(Stored items from a collection)
______

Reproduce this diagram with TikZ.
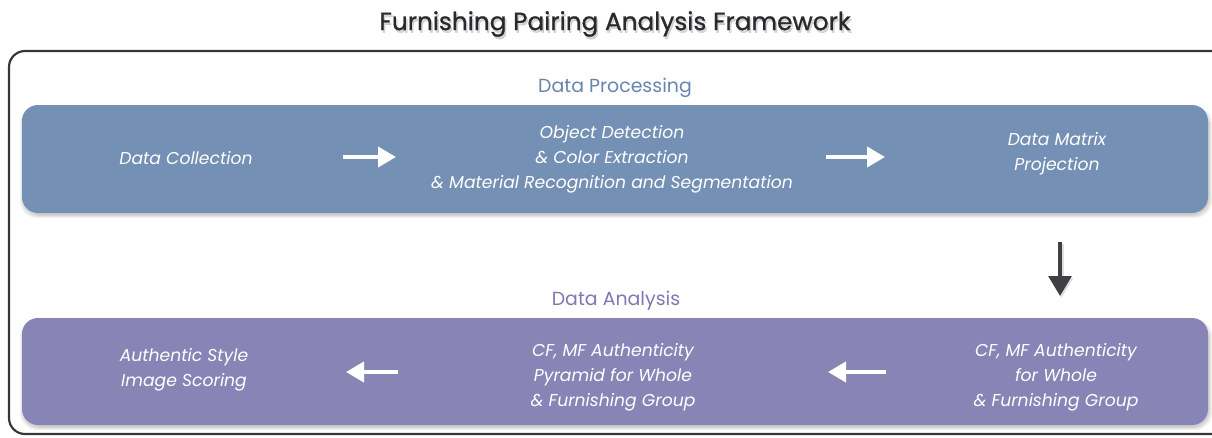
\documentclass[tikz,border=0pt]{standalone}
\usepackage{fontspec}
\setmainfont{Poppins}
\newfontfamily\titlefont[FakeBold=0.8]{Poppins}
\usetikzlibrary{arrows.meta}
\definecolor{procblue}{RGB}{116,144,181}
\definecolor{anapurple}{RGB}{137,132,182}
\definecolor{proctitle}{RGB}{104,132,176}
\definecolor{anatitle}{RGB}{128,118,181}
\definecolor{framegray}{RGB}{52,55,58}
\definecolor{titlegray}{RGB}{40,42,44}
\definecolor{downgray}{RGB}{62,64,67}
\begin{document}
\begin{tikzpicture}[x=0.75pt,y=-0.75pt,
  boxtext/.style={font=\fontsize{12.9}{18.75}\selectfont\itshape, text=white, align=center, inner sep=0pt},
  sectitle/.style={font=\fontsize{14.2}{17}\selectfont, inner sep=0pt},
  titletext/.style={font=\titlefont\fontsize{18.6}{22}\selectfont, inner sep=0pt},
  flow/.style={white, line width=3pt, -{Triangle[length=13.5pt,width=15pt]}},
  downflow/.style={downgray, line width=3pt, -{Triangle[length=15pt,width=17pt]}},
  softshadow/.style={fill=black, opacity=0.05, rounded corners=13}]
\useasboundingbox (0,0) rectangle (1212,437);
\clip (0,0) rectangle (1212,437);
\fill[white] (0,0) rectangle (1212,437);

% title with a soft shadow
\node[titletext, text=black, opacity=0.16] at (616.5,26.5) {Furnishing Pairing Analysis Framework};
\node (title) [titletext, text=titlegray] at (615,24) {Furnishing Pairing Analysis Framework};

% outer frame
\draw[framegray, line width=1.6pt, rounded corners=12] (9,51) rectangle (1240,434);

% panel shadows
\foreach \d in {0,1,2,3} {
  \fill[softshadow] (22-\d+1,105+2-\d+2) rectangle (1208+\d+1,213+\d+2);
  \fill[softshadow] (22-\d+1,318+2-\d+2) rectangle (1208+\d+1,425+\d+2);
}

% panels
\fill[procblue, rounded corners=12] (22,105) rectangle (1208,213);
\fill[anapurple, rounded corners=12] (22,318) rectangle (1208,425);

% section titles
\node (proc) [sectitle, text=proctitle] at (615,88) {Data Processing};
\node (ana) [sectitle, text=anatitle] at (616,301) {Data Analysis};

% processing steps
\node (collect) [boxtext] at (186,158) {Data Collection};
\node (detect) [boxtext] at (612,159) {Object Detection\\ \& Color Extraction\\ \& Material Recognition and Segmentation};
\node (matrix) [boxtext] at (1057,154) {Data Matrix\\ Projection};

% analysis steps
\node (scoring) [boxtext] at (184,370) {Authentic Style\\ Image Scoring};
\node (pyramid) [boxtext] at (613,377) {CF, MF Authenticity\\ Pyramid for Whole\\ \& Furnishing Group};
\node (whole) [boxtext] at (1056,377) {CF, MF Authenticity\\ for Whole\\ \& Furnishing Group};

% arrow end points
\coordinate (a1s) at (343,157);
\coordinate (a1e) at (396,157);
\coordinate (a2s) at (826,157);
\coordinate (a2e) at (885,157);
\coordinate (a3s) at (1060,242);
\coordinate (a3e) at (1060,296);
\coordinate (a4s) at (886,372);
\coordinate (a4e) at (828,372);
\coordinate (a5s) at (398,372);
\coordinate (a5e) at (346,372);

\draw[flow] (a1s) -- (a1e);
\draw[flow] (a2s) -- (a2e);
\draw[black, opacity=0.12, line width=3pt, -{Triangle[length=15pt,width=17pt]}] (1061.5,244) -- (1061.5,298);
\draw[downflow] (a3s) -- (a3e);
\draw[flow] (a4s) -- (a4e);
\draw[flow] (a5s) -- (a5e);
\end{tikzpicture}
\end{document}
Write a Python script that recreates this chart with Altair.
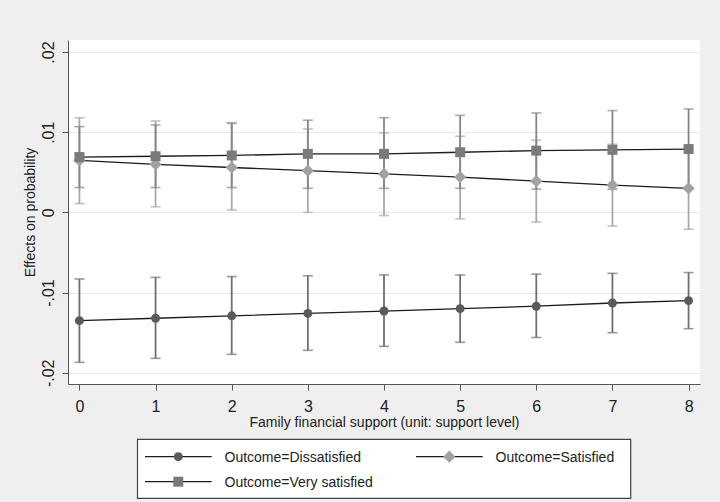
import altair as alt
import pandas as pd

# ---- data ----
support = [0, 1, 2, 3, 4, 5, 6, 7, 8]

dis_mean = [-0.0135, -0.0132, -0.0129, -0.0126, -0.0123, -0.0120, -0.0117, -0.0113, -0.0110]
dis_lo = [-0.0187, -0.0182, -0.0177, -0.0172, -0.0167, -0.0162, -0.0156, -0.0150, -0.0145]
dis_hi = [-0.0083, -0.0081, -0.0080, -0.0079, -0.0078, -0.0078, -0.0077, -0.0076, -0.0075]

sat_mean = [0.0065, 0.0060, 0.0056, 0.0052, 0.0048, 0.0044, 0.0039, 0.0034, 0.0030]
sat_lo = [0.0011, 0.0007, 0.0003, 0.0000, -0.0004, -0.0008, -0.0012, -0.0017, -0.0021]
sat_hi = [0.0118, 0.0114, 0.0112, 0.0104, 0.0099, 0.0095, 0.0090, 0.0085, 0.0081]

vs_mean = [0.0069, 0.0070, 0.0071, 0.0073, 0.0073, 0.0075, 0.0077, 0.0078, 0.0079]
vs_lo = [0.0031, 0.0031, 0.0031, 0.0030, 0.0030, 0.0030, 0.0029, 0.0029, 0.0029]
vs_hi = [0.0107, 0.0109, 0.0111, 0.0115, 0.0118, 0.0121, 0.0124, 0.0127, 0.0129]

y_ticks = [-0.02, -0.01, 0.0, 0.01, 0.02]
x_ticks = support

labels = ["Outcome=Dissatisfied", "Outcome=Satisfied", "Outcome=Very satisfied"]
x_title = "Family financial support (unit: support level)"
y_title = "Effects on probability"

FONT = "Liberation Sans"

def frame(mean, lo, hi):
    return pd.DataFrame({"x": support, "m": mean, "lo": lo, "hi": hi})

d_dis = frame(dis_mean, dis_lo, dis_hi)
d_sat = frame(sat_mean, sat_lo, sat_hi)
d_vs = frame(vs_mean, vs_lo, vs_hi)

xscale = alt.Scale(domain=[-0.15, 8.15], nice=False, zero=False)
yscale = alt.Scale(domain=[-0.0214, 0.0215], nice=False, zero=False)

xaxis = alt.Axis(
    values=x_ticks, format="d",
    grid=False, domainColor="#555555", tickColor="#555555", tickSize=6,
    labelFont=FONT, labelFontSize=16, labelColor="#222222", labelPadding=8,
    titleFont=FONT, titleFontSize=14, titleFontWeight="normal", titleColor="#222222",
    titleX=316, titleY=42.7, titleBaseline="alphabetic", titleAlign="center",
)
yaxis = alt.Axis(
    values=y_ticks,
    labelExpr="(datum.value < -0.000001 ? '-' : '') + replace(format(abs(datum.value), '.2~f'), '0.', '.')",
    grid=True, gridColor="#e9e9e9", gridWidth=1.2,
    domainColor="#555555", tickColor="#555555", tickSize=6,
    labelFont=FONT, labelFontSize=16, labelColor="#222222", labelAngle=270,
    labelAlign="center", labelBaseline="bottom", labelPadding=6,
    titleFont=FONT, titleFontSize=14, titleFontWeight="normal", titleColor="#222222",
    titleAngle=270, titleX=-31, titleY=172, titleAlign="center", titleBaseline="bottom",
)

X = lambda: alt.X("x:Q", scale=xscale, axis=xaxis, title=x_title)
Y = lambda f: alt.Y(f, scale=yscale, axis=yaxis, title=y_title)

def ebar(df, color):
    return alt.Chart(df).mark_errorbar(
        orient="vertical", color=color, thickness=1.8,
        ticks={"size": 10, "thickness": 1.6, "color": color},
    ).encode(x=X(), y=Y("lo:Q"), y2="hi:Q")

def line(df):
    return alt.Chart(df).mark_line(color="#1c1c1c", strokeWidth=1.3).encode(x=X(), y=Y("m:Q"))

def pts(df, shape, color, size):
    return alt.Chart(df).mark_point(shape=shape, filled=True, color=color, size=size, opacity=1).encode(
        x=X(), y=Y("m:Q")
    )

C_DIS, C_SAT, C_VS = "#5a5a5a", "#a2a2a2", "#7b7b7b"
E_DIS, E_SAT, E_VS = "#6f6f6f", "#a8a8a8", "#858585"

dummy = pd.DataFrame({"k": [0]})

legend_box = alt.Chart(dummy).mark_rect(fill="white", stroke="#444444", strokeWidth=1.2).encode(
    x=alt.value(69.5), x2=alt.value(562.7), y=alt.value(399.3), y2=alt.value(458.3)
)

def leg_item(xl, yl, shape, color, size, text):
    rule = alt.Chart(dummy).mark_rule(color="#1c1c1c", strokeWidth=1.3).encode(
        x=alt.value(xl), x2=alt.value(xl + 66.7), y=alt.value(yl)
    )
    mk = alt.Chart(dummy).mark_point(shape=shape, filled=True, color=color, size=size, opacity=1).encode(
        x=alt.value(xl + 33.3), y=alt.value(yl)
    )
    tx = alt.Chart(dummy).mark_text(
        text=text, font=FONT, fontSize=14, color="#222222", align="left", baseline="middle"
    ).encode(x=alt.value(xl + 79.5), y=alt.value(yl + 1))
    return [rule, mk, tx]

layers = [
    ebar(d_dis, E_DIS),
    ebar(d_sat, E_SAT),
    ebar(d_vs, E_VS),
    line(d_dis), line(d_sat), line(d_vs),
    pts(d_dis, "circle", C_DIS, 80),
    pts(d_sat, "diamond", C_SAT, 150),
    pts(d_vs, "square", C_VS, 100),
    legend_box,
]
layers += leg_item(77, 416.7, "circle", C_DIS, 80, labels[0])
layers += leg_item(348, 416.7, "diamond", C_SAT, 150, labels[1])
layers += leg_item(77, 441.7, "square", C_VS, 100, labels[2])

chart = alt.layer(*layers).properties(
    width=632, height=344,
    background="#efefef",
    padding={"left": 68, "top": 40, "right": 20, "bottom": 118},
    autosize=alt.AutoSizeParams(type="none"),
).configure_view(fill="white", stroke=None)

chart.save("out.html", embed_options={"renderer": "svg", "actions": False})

______

What the exercise asks
Output exactly the lines above, from the line with "Write a Python" to the line with "support = [0, 1, 2, 3, 4, 5, 6, 7, 8]", both included; skip the pictures.

Task answer
Write a Python script that recreates this chart with Altair.
import altair as alt
import pandas as pd

# ---- data ----
support = [0, 1, 2, 3, 4, 5, 6, 7, 8]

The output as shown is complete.